D’où l’idée que la France « est au milieu du gué ». « Alors que, dans la grande majorité des pays de l’OCDE, des réglementations strictes imposaient dès les années 1970 des critères d’évaluation des élèves de plus en plus prescriptifs, et que, dans d’autres pays, les collectifs enseignants fortement présents imposaient, de fait, des formes d’harmonisation, les enseignants français ont longtemps bénéficié d’une marge de manoeuvre individuelle sur le sujet », écrit N Mons. « Depuis une dizaine d’années, la France a clairement rejoint le mouvement de réformes internationales qui rendent les réglementations plus prescriptives. C’est le cas, récemment, avec le développement du « nouveau socle commun de connaissances, de compétences et de culture (article 13 de la loi du 8 juillet 2013) » qui comporte de nouveaux critères d’évaluation des élèves par les enseignants. La France n’est donc pas ce « village gaulois » qui passerait à côté du raz de marée international des réformes en éducation ». Mais « entre immobilisme et mouvement, entre attente réglementaire et difficultés de mise en oeuvre d’une politique d’évaluation, la France est désormais au milieu du gué… C’est cet assemblage, à ce jour hétéroclite, d’ancien et de nouveau qu’il faut mettre en cohérence à l’avenir. C’est la condition de la lisibilité de l’école pour les professionnels de l’éducation qui y oeuvrent au quotidien, mais aussi pour les parents, soucieux de suivre et de comprendre les progrès de leurs enfants à l’école. »
Un débat intensément politique
Un dernier apport, décisif, de l’étude c’est de faire le lien entre évaluation et alternance politique. N Mons montre que la question de l’évaluation des élèves est un sujet politique. Elle explique comment l’Angleterre conservatrice vient d’imposer la note A+ pour distinguer la crème qui alimentera « Oxbridge » du vulgaire. Elle le montre aussi clairement en reprenant l’exemple des cantons de Genève et de Vaud en Suisse. A Genève, une majorité de gauche impose une évaluation formative. Cela entraine un débat politique mené par la droite qui se remet en selle politiquement en défendant une évaluation sommative assurant le tri des élèves. Un référendum (une votation) tranche et se fait en faveur de la droite chargeant le gouvernement de gauche en place de changer la donne.
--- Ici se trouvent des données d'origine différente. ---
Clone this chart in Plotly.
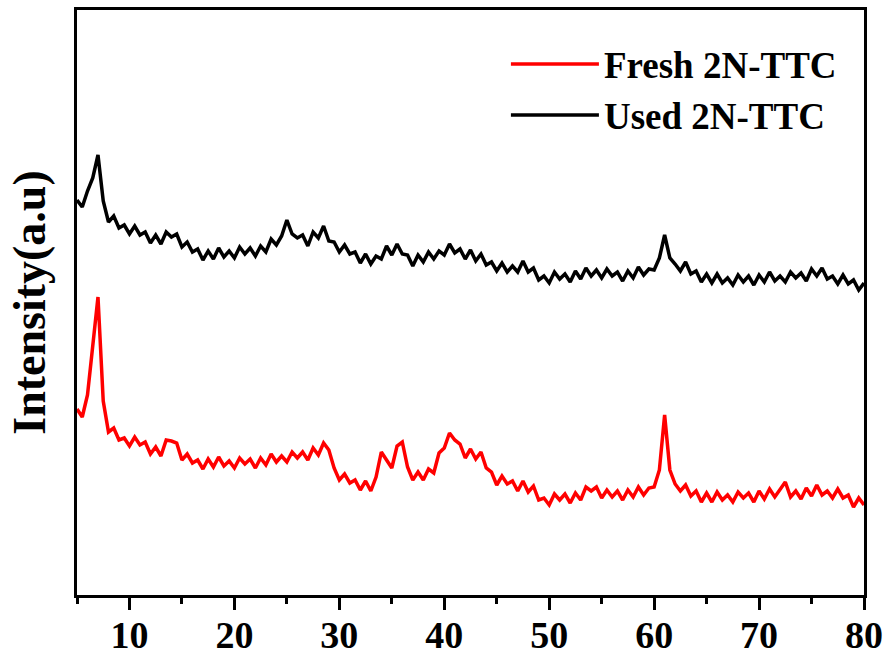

Autrement dit les évaluations sont sensibles au débat politique et c’est sur ce terrain là que l’initiative ministérielle pourrait être attendue.
Ce que ne dit pas N Mons, c’est qu’à Genève, comme l’explique Lucie Mottier Lopez, l’injonction politique de faire une évaluation formative a été accueillie par les enseignants pour ce qu’elle était : une volonté politique temporaire. La seconde injonction, appelant à rétablir l’évaluation sommative, a été reçue de la même façon. Sur le terrain pédagogique les enseignants s’en sont tenus à ce qu’ils jugent bon pour leurs élèves. La formation aurait pu faire bouger les lignes. Mais L Mottier Lopez observe que personne ne demande de formation à l’évaluation formative… Sur le terrain, la liberté pédagogique a la vie plus longue et dure qu’une alternance politique. Une récente étude du Céreq sur les pratiques d’évaluation en bac pro montre la capacité des enseignants à se cramponner à ce qu’ils jugent bon pour les élèves.